= Task brief =
Write the data out again, character for character, with no images.
--- Data section ---
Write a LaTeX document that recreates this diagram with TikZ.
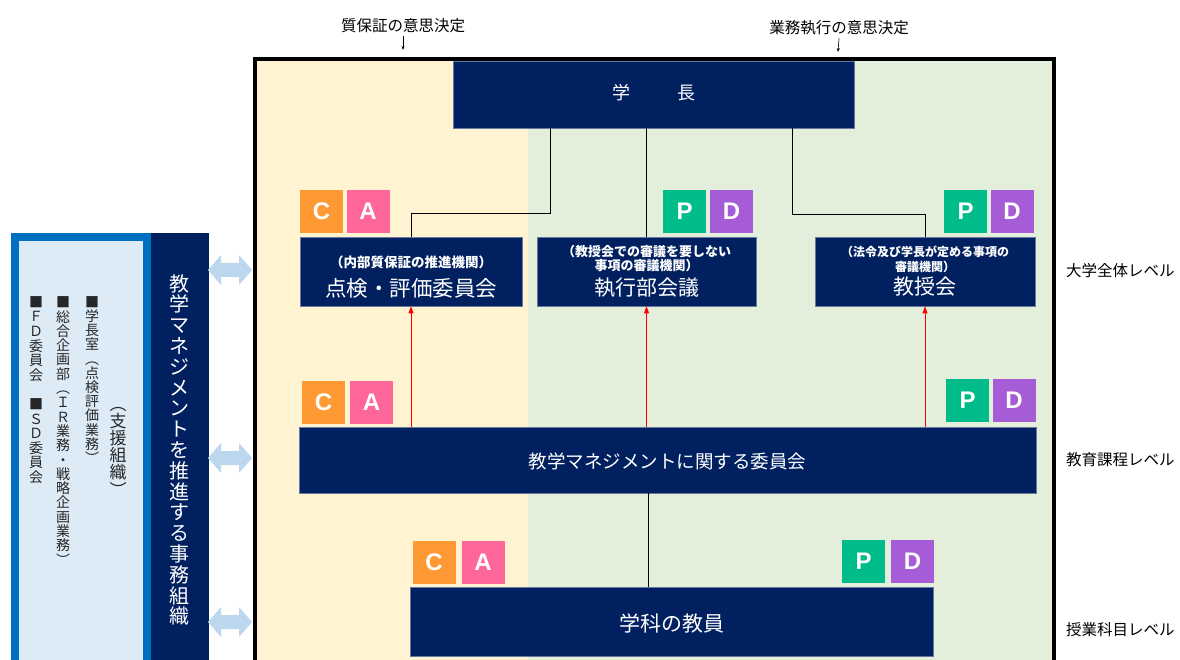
\documentclass[tikz,border=0pt]{standalone}
\usepackage{fontspec}
\setmainfont{Noto Sans CJK JP}
\newfontfamily\latinfont{Liberation Sans}
\usetikzlibrary{arrows.meta}
\definecolor{navy}{HTML}{002060}
\definecolor{corange}{HTML}{FF9933}
\definecolor{apink}{HTML}{FF6699}
\definecolor{pgreen}{HTML}{00BC8A}
\definecolor{dpurple}{HTML}{A65CD6}
\definecolor{bgyellow}{HTML}{FFF3D1}
\definecolor{bggreen}{HTML}{E3EFDB}
\definecolor{sideblue}{HTML}{0070C0}
\definecolor{sidelight}{HTML}{DDEBF7}
\definecolor{arrowblue}{HTML}{BDD7EE}
\newcommand\fsz[2]{\fontsize{#1}{#2}\selectfont}
\begin{document}
\begin{tikzpicture}[x=1pt,y=-1pt,
  navybox/.style={fill=navy, draw=navy!60!white, line width=0.6pt, inner sep=0pt},
  badge/.style={minimum width=43pt, minimum height=43pt, inner sep=0pt, text=white,
    font={\latinfont\bfseries\fsz{24}{24}}},
  whitetxt/.style={text=white, inner sep=0pt},
  blacktxt/.style={text=black, inner sep=0pt},
  vtxt/.style={inner sep=0pt, align=center},
  conn/.style={black, line width=0.8pt},
  redarrow/.style={red, line width=0.9pt, -{Triangle[length=7pt,width=5pt]}},
  downarrow/.style={black, line width=0.6pt, -{Stealth[length=4pt,width=3pt]}},
  dbl/.pic={\fill[arrowblue] (-22,0) -- (-9,-15) -- (-9,-7) -- (9,-7) -- (9,-15) -- (22,0)
     -- (9,15) -- (9,7) -- (-9,7) -- (-9,15) -- cycle;}
]
\useasboundingbox (0,0) rectangle (1180,660);
\fill[white] (0,0) rectangle (1180,660);

% background regions
\fill[bgyellow] (257,61) rectangle (528,660);
\fill[bggreen] (528,61) rectangle (1052,660);
\draw[black, line width=4pt] (255,670) -- (255,59) -- (1054,59) -- (1054,670);

% top labels
\node[blacktxt, font=\fsz{15.5}{15.5}] (lq) at (403,26) {質保証の意思決定};
\node[blacktxt, font=\fsz{15.5}{15.5}] (lb) at (839,28) {業務執行の意思決定};
\coordinate (lqa) at (403,50);
\coordinate (lba) at (838,52);
\draw[downarrow] (lq.south) ++(0,3) -- (lqa);
\draw[downarrow] (lb.south) ++(0,3) -- (lba);

% boxes
\node[navybox, minimum width=401pt, minimum height=67pt] (gakucho) at (653.5,94.5) {};
\node[whitetxt, font=\fsz{18}{18}] (tgakucho) at (653.5,93) {学\hspace{47pt}長};

\node[navybox, minimum width=222pt, minimum height=69pt] (tenken) at (411,271.5) {};
\node[whitetxt, font=\bfseries\fsz{13.5}{13.5}] (tenkens) at (411,262) {（内部質保証の推進機関）};
\node[whitetxt, font=\fsz{21.5}{21.5}] (tenkenm) at (411,288) {点検・評価委員会};

\node[navybox, minimum width=219pt, minimum height=69pt] (shikko) at (646.5,271.5) {};
\node[whitetxt, font=\bfseries\fsz{13}{14}, align=center] (shikkos) at (646.5,259) {（教授会での審議を要しない\\事項の審議機関）};
\node[whitetxt, font=\fsz{21}{21}] (shikkom) at (646.5,288) {執行部会議};

\node[navybox, minimum width=220pt, minimum height=69pt] (kyoju) at (925,271.5) {};
\node[whitetxt, font=\bfseries\fsz{12}{14.5}, align=center] (kyojus) at (925,259.5) {（法令及び学長が定める事項の\\審議機関）};
\node[whitetxt, font=\fsz{21}{21}] (kyojum) at (925,287) {教授会};

\node[navybox, minimum width=737pt, minimum height=66pt] (iinkai) at (667.5,460) {};
\node[whitetxt, font=\fsz{18.5}{18.5}] (iinkait) at (667.5,461) {教学マネジメントに関する委員会};

\node[navybox, minimum width=523pt, minimum height=69pt] (kyoin) at (671.5,621.5) {};
\node[whitetxt, font=\fsz{21}{21}] (kyoint) at (672,623) {学科の教員};

% badges
\node[badge, fill=corange] (c1) at (321.5,211.5) {C};
\node[badge, fill=apink] (a1) at (368,211.5) {A};
\node[badge, fill=pgreen] (p1) at (684.5,211.5) {P};
\node[badge, fill=dpurple] (d1) at (731.5,211.5) {D};
\node[badge, fill=pgreen] (p2) at (965.5,211.5) {P};
\node[badge, fill=dpurple] (d2) at (1012,211.5) {D};

\node[badge, fill=corange] (c2) at (323.5,402.5) {C};
\node[badge, fill=apink] (a2) at (371.5,402.5) {A};
\node[badge, fill=pgreen] (p3) at (967.5,400) {P};
\node[badge, fill=dpurple] (d3) at (1014,400) {D};

\node[badge, fill=corange] (c3) at (434,562.5) {C};
\node[badge, fill=apink] (a3) at (483,562.5) {A};
\node[badge, fill=pgreen] (p4) at (863.5,561.5) {P};
\node[badge, fill=dpurple] (d4) at (912.5,561.5) {D};

% connectors from president
\coordinate (g1) at (550,128);
\coordinate (g1b) at (550,213);
\coordinate (g2) at (646.5,128);
\coordinate (g3) at (792,128);
\coordinate (g3b) at (792,214);
\draw[conn] (g1) -- (g1b) -| (tenken.north);
\draw[conn] (g2) -- (shikko.north);
\draw[conn] (g3) -- (g3b) -| (kyoju.north);

% red arrows
\draw[redarrow] (tenken.south |- iinkai.north) -- (tenken.south);
\draw[redarrow] (shikko.south |- iinkai.north) -- (shikko.south);
\draw[redarrow] (kyoju.south |- iinkai.north) -- (kyoju.south);

% line to faculty
\coordinate (k1) at (648,493);
\draw[conn] (k1) -- (k1 |- kyoin.north);

% right labels
\node[blacktxt, anchor=west, font=\fsz{15.5}{15.5}] (lv1) at (1066,271) {大学全体レベル};
\node[blacktxt, anchor=west, font=\fsz{15.5}{15.5}] (lv2) at (1066,460) {教育課程レベル};
\node[blacktxt, anchor=west, font=\fsz{15.5}{15.5}] (lv3) at (1066,630) {授業科目レベル};

% left support panel
\fill[sideblue] (11,233) rectangle (151,660);
\fill[sidelight] (19,241) rectangle (143,660);
\fill[navy] (151,233) rectangle (209,660);

\node[vtxt, text=white, font=\fsz{20}{20.8}] (jimu) at (179,450)
  {教\\学\\マ\\ネ\\ジ\\メ\\ン\\ト\\を\\推\\進\\す\\る\\事\\務\\組\\織};
\node[vtxt, text=black!85, font=\fsz{17}{17.2}] (shien) at (118,451.5)
  {︵\\支\\援\\組\\織\\︶};
\node[vtxt, text=black!85, font=\fsz{14}{14.2}] (gshitsu) at (92,380)
  {■\\学\\長\\室\\︵\\点\\検\\評\\価\\業\\務\\︶};
\node[vtxt, text=black!85, font=\fsz{14}{14.3}] (sogo) at (63,431)
  {■\\総\\合\\企\\画\\部\\︵\\Ｉ\\Ｒ\\業\\務\\・\\戦\\略\\企\\画\\業\\務\\︶};
\node[vtxt, text=black!85, font=\fsz{14}{14.6}] (fdsd) at (36,390)
  {■\\Ｆ\\Ｄ\\委\\員\\会\\\mbox{}\\■\\Ｓ\\Ｄ\\委\\員\\会};

% double arrows
\pic at (230,270) {dbl};
\pic at (230,458) {dbl};
\pic at (230,622) {dbl};
\end{tikzpicture}
\end{document}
---
= Full output =
Write a LaTeX document that recreates this diagram with TikZ.
\documentclass[tikz,border=0pt]{standalone}
\usepackage{fontspec}
\setmainfont{Noto Sans CJK JP}
\newfontfamily\latinfont{Liberation Sans}
\usetikzlibrary{arrows.meta}
\definecolor{navy}{HTML}{002060}
\definecolor{corange}{HTML}{FF9933}
\definecolor{apink}{HTML}{FF6699}
\definecolor{pgreen}{HTML}{00BC8A}
\definecolor{dpurple}{HTML}{A65CD6}
\definecolor{bgyellow}{HTML}{FFF3D1}
\definecolor{bggreen}{HTML}{E3EFDB}
\definecolor{sideblue}{HTML}{0070C0}
\definecolor{sidelight}{HTML}{DDEBF7}
\definecolor{arrowblue}{HTML}{BDD7EE}
\newcommand\fsz[2]{\fontsize{#1}{#2}\selectfont}
\begin{document}
\begin{tikzpicture}[x=1pt,y=-1pt,
  navybox/.style={fill=navy, draw=navy!60!white, line width=0.6pt, inner sep=0pt},
  badge/.style={minimum width=43pt, minimum height=43pt, inner sep=0pt, text=white,
    font={\latinfont\bfseries\fsz{24}{24}}},
  whitetxt/.style={text=white, inner sep=0pt},
  blacktxt/.style={text=black, inner sep=0pt},
  vtxt/.style={inner sep=0pt, align=center},
  conn/.style={black, line width=0.8pt},
  redarrow/.style={red, line width=0.9pt, -{Triangle[length=7pt,width=5pt]}},
  downarrow/.style={black, line width=0.6pt, -{Stealth[length=4pt,width=3pt]}},
  dbl/.pic={\fill[arrowblue] (-22,0) -- (-9,-15) -- (-9,-7) -- (9,-7) -- (9,-15) -- (22,0)
     -- (9,15) -- (9,7) -- (-9,7) -- (-9,15) -- cycle;}
]
\useasboundingbox (0,0) rectangle (1180,660);
\fill[white] (0,0) rectangle (1180,660);

% background regions
\fill[bgyellow] (257,61) rectangle (528,660);
\fill[bggreen] (528,61) rectangle (1052,660);
\draw[black, line width=4pt] (255,670) -- (255,59) -- (1054,59) -- (1054,670);

% top labels
\node[blacktxt, font=\fsz{15.5}{15.5}] (lq) at (403,26) {質保証の意思決定};
\node[blacktxt, font=\fsz{15.5}{15.5}] (lb) at (839,28) {業務執行の意思決定};
\coordinate (lqa) at (403,50);
\coordinate (lba) at (838,52);
\draw[downarrow] (lq.south) ++(0,3) -- (lqa);
\draw[downarrow] (lb.south) ++(0,3) -- (lba);

% boxes
\node[navybox, minimum width=401pt, minimum height=67pt] (gakucho) at (653.5,94.5) {};
\node[whitetxt, font=\fsz{18}{18}] (tgakucho) at (653.5,93) {学\hspace{47pt}長};

\node[navybox, minimum width=222pt, minimum height=69pt] (tenken) at (411,271.5) {};
\node[whitetxt, font=\bfseries\fsz{13.5}{13.5}] (tenkens) at (411,262) {（内部質保証の推進機関）};
\node[whitetxt, font=\fsz{21.5}{21.5}] (tenkenm) at (411,288) {点検・評価委員会};

\node[navybox, minimum width=219pt, minimum height=69pt] (shikko) at (646.5,271.5) {};
\node[whitetxt, font=\bfseries\fsz{13}{14}, align=center] (shikkos) at (646.5,259) {（教授会での審議を要しない\\事項の審議機関）};
\node[whitetxt, font=\fsz{21}{21}] (shikkom) at (646.5,288) {執行部会議};

\node[navybox, minimum width=220pt, minimum height=69pt] (kyoju) at (925,271.5) {};
\node[whitetxt, font=\bfseries\fsz{12}{14.5}, align=center] (kyojus) at (925,259.5) {（法令及び学長が定める事項の\\審議機関）};
\node[whitetxt, font=\fsz{21}{21}] (kyojum) at (925,287) {教授会};

\node[navybox, minimum width=737pt, minimum height=66pt] (iinkai) at (667.5,460) {};
\node[whitetxt, font=\fsz{18.5}{18.5}] (iinkait) at (667.5,461) {教学マネジメントに関する委員会};

\node[navybox, minimum width=523pt, minimum height=69pt] (kyoin) at (671.5,621.5) {};
\node[whitetxt, font=\fsz{21}{21}] (kyoint) at (672,623) {学科の教員};

% badges
\node[badge, fill=corange] (c1) at (321.5,211.5) {C};
\node[badge, fill=apink] (a1) at (368,211.5) {A};
\node[badge, fill=pgreen] (p1) at (684.5,211.5) {P};
\node[badge, fill=dpurple] (d1) at (731.5,211.5) {D};
\node[badge, fill=pgreen] (p2) at (965.5,211.5) {P};
\node[badge, fill=dpurple] (d2) at (1012,211.5) {D};

\node[badge, fill=corange] (c2) at (323.5,402.5) {C};
\node[badge, fill=apink] (a2) at (371.5,402.5) {A};
\node[badge, fill=pgreen] (p3) at (967.5,400) {P};
\node[badge, fill=dpurple] (d3) at (1014,400) {D};

\node[badge, fill=corange] (c3) at (434,562.5) {C};
\node[badge, fill=apink] (a3) at (483,562.5) {A};
\node[badge, fill=pgreen] (p4) at (863.5,561.5) {P};
\node[badge, fill=dpurple] (d4) at (912.5,561.5) {D};

% connectors from president
\coordinate (g1) at (550,128);
\coordinate (g1b) at (550,213);
\coordinate (g2) at (646.5,128);
\coordinate (g3) at (792,128);
\coordinate (g3b) at (792,214);
\draw[conn] (g1) -- (g1b) -| (tenken.north);
\draw[conn] (g2) -- (shikko.north);
\draw[conn] (g3) -- (g3b) -| (kyoju.north);

% red arrows
\draw[redarrow] (tenken.south |- iinkai.north) -- (tenken.south);
\draw[redarrow] (shikko.south |- iinkai.north) -- (shikko.south);
\draw[redarrow] (kyoju.south |- iinkai.north) -- (kyoju.south);

% line to faculty
\coordinate (k1) at (648,493);
\draw[conn] (k1) -- (k1 |- kyoin.north);

% right labels
\node[blacktxt, anchor=west, font=\fsz{15.5}{15.5}] (lv1) at (1066,271) {大学全体レベル};
\node[blacktxt, anchor=west, font=\fsz{15.5}{15.5}] (lv2) at (1066,460) {教育課程レベル};
\node[blacktxt, anchor=west, font=\fsz{15.5}{15.5}] (lv3) at (1066,630) {授業科目レベル};

% left support panel
\fill[sideblue] (11,233) rectangle (151,660);
\fill[sidelight] (19,241) rectangle (143,660);
\fill[navy] (151,233) rectangle (209,660);

\node[vtxt, text=white, font=\fsz{20}{20.8}] (jimu) at (179,450)
  {教\\学\\マ\\ネ\\ジ\\メ\\ン\\ト\\を\\推\\進\\す\\る\\事\\務\\組\\織};
\node[vtxt, text=black!85, font=\fsz{17}{17.2}] (shien) at (118,451.5)
  {︵\\支\\援\\組\\織\\︶};
\node[vtxt, text=black!85, font=\fsz{14}{14.2}] (gshitsu) at (92,380)
  {■\\学\\長\\室\\︵\\点\\検\\評\\価\\業\\務\\︶};
\node[vtxt, text=black!85, font=\fsz{14}{14.3}] (sogo) at (63,431)
  {■\\総\\合\\企\\画\\部\\︵\\Ｉ\\Ｒ\\業\\務\\・\\戦\\略\\企\\画\\業\\務\\︶};
\node[vtxt, text=black!85, font=\fsz{14}{14.6}] (fdsd) at (36,390)
  {■\\Ｆ\\Ｄ\\委\\員\\会\\\mbox{}\\■\\Ｓ\\Ｄ\\委\\員\\会};

% double arrows
\pic at (230,270) {dbl};
\pic at (230,458) {dbl};
\pic at (230,622) {dbl};
\end{tikzpicture}
\end{document}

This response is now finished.